The following pages will give you the lowdown on one of the biggest media channels in marketing, in terms of sales and impact on communications effectiveness.
Consumer and business data is the driver behind the £18bn UK direct response industry. Sales of data and accompanying services are estimated to be worth £1bn a year - about the same size as the UK's PR industry.
True, data is under pressure, as is almost every other media, not least because financial services, once the most data-hungry industries of them all, has gone into retreat.
One sizeable straw in the wind is Capital One's recent decision to abandon direct mail as an acquisition channel. With that goes a very large order of data and accompanying hosting and analytical services.
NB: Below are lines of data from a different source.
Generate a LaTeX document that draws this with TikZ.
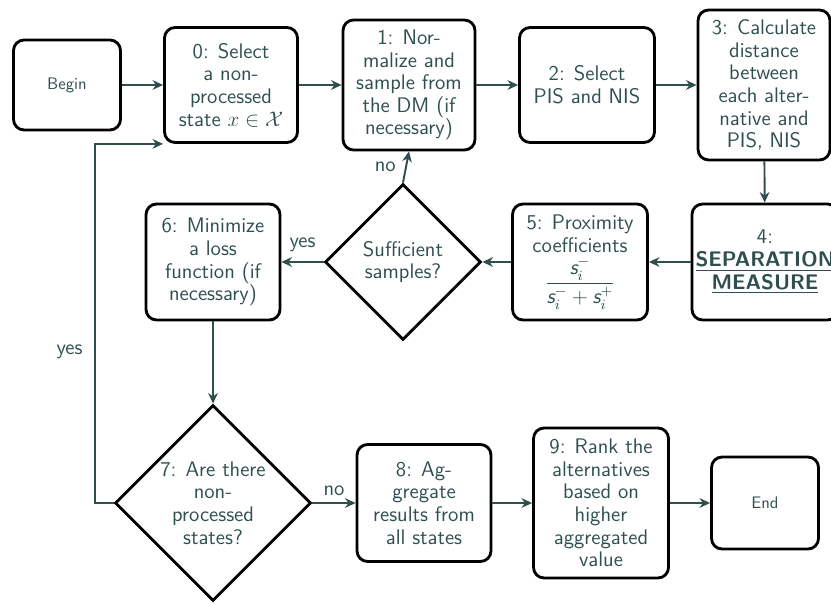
\documentclass[tikz,border=0pt]{standalone}
\usepackage{fontspec}
\usepackage{amsmath}
\usepackage{tikz}
\usetikzlibrary{positioning,arrows.meta,shapes.geometric}

\definecolor{slate}{HTML}{2F4F4F}
\newcommand{\sitl}{\mbox{\sffamily\itshape s}}

\begin{document}
\begin{tikzpicture}[x=0.02cm,y=-0.02cm,
  stepbox/.style={rectangle,draw=black,line width=1.6pt,rounded corners=6pt,align=center,text=slate,inner sep=2pt,font=\sffamily\fontsize{12}{12.9}\selectfont,minimum width=2.66cm,minimum height=2.3cm},
  termbox/.style={stepbox,font=\sffamily\fontsize{9.5}{11}\selectfont,minimum width=2.14cm,minimum height=1.8cm},
  decision/.style={diamond,aspect=1,draw=black,line width=1.6pt,align=center,text=slate,inner sep=0pt,font=\sffamily\fontsize{12}{12.9}\selectfont},
  flow/.style={-{Stealth[length=6pt,width=5.5pt]},line width=1.1pt,draw=slate},
  lbl/.style={text=slate,font=\sffamily\fontsize{12}{13}\selectfont},
]
\useasboundingbox (0,0) rectangle (831,604);

% ==== TOP ROW ====
\node[termbox] (begin) at (67,85) {Begin};
\node[stepbox] (s0) at (231,85) {0: Select\\a non-\\processed\\state $x\in\mathcal{X}$};
\node[stepbox,minimum width=2.64cm,minimum height=2.6cm] (s1) at (409,85) {1: Nor-\\malize and\\sample from\\the DM (if\\necessary)};
\node[stepbox,minimum width=2.7cm] (s2) at (587,85) {2: Select\\PIS and NIS};
\node[stepbox,minimum width=2.64cm,minimum height=3cm] (s3) at (764,85) {3: Calculate\\distance\\between\\each alter-\\native and\\PIS, NIS};

% ==== MIDDLE ROW ====
\node[stepbox,minimum width=2.92cm,minimum height=2.32cm] (s4) at (765,262) {4:\\\underline{\textbf{SEPARATION}}\\\underline{\textbf{MEASURE}}};
\node[stepbox,minimum width=2.7cm,minimum height=2.32cm] (s5) at (580,262) {5: Proximity\\coefficients\\[2pt]$\dfrac{\sitl_i^-}{\sitl_i^-+\sitl_i^+}$};
\node[decision,minimum size=3.12cm] (q1) at (403,262) {Sufficient\\samples?};
\node[stepbox,minimum width=2.68cm,minimum height=2.32cm] (s6) at (213,262) {6: Minimize\\a loss\\function (if\\necessary)};

% ==== BOTTOM ROW ====
\node[decision,minimum size=3.92cm,inner sep=-8pt] (q7) at (213,503) {7: Are there\\non-\\processed\\states?};
\node[stepbox,minimum width=2.68cm,minimum height=2.34cm] (s8) at (424,503) {8: Ag-\\gregate\\results from\\all states};
\node[stepbox,minimum width=2.7cm,minimum height=3cm] (s9) at (601,503) {9: Rank the\\alternatives\\based on\\higher\\aggregated\\value};
\node[termbox,minimum height=1.84cm] (end) at (765,503) {End};

% Flow arrows
\draw[flow] (begin) -- (s0);
\draw[flow] (s0) -- (s1);
\draw[flow] (s1) -- (s2);
\draw[flow] (s2) -- (s3);
\draw[flow] (s3) -- (s4);
\draw[flow] (s4) -- (s5);
\draw[flow] (s5) -- (q1);
\draw[flow] (q1) -- node[lbl,above=2pt] {yes} (s6);
\draw[flow] (q1.north) -- node[lbl,left=2pt] {no} (s1.south);
\draw[flow] (s6) -- (q7);
\draw[flow] (q7) -- node[lbl,above] {no} (s8);
\draw[flow] (s8) -- (s9);
\draw[flow] (s9) -- (end);

% Loop back to step 0
\draw[flow] (q7.west) -- ++(-19,0) |- node[lbl,pos=0.21,left=3pt] {yes} (s0.south west);

\end{tikzpicture}
\end{document}
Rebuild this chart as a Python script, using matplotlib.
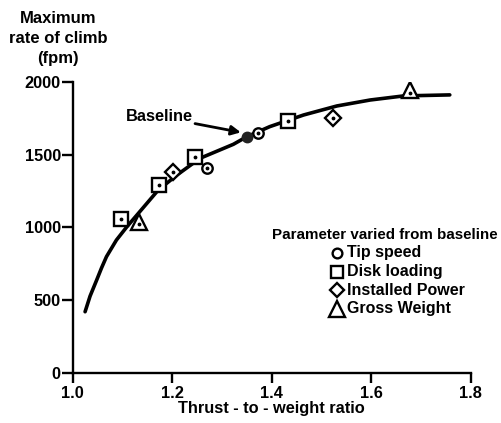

Most of the players included in this survey have felt the pain of losing financial clients, but many have proactively replaced them with other buyers, notably from the telecoms, retail, leisure and utilities sectors.
Other winds continue to buffet the data business. Whereas high-volume, cold postal data was once the sector's mainstay, now warmer, multi-channel lists are the order of the day.
Accurate, opt-in email remains a coveted commodity. Even in these uncertain times, the marketers interviewed for this report say they are willing to pay a premium for e-data that delivers the all-important response they desire.
It's all proving quite an adjustment for suppliers used to selling postal data by the truckload.
Nonetheless, adjust they must, and over the following pages you can judge for yourself which suppliers have made that transition.